The potential for the use of nutritional screening to identify older persons at risk of hospitalization has not been contrasted with the use of tools developed for predicting hospital admissions.


Our goal was to compare the associations of items from the Level II Nutrition Screen (LII) and the Probability of Repeated Admissions (P(ra)) questionnaire with the outcome of hospitalization.


This was a cohort study of participants in a Medicare managed-risk health plan who completed both the LII and P(ra) (n = 386). All hospitalizations within 1 y of screening were recorded. Hierarchical multivariate logistic regression was used to model associations with hospitalization.

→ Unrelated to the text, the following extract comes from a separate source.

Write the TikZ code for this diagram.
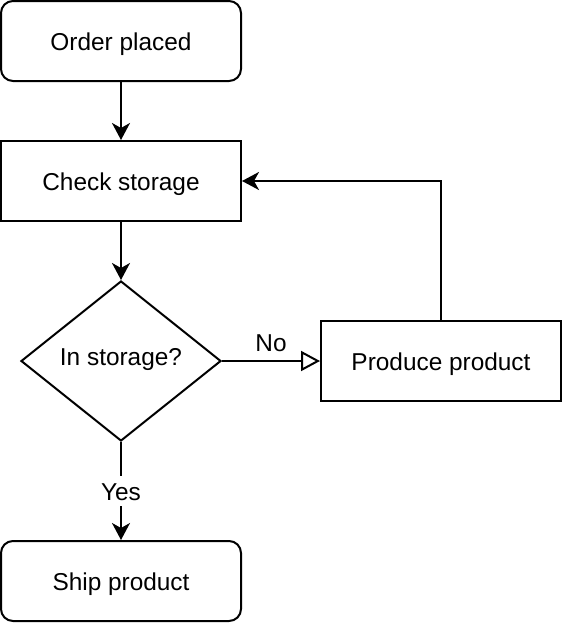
\documentclass[tikz,border=0pt]{standalone}
\usepackage{fontspec}
\setmainfont{Liberation Sans}
\usetikzlibrary{shapes.geometric,arrows.meta}

\begin{document}
\begin{tikzpicture}[x=1pt,y=1pt]
			\tikzstyle{event} = [draw, rounded corners=12pt, minimum width=240pt, minimum height=80pt, inner sep=0pt]
			\tikzstyle{process} = [draw, minimum width=240pt, minimum height=80pt, inner sep=0pt]
			\tikzstyle{decision} = [draw, diamond, minimum width=200pt, minimum height=160pt, inner sep=0pt]
			\tikzset{edge/.style = {-{Stealth[length=17pt,width=18pt,inset=5pt]}}}
			\tikzset{noedge/.style = {-{Triangle[open,length=19pt,width=20pt]}}}
			\tikzset{every node/.style = {font=\fontsize{24.4}{28}\selectfont, text height=22pt, text depth=4pt, line width=2pt}}
			\tikzset{every path/.style = {line width=2pt}}
			
			\useasboundingbox (0,0) rectangle (564,-624);
			
			\node[event](order) at (121,-41) {Order placed};
			\node[process](check) at (121,-181) {Check storage};
			\node[decision, label={[yshift=5pt]center:In storage?}](instorage) at (121,-361) {};
			\node[process](produce) at (441,-361) {Produce product};
			\node[event](ship) at (121,-581) {Ship product};
			
			\draw[edge](order) to (check);
			\draw[edge](check) to (instorage);
			\draw[noedge](instorage.east) to node[above=1pt]{No} (produce.west);
			\draw[edge](instorage.south) to node[fill=white, inner sep=2pt]{Yes} (ship.north);
			\draw[edge](produce.north) |- (check.east);
			
\end{tikzpicture}
\end{document}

P(ra) items that retained significant associations with hospitalization were self-reported health, hospitalization in the past year, and >6 doctor visits in the past year (positive predictive value: 20%; sensitivity: 53.1; specificity: 69.7). LII items that retained significant associations with hospitalization were eating problems and polypharmacy (positive predictive value: 17.9%; sensitivity: 58.0; specificity: 56.3). Those persons designated by the P(ra) score as being at high risk of hospitalization (P(ra) > or = 0.30, 75th percentile) were also more likely to report weight loss, polypharmacy, consumption of a special diet, and functional limitation on the LII.


Retained items from the P(ra) and the LII were comparable in identifying participants at risk of hospitalization. These observations suggest that nutritional risk factors such as eating problems, weight loss, and consumption of special diets should be considered in the management of older persons at risk of hospitalization, irrespective of the screening approach selected.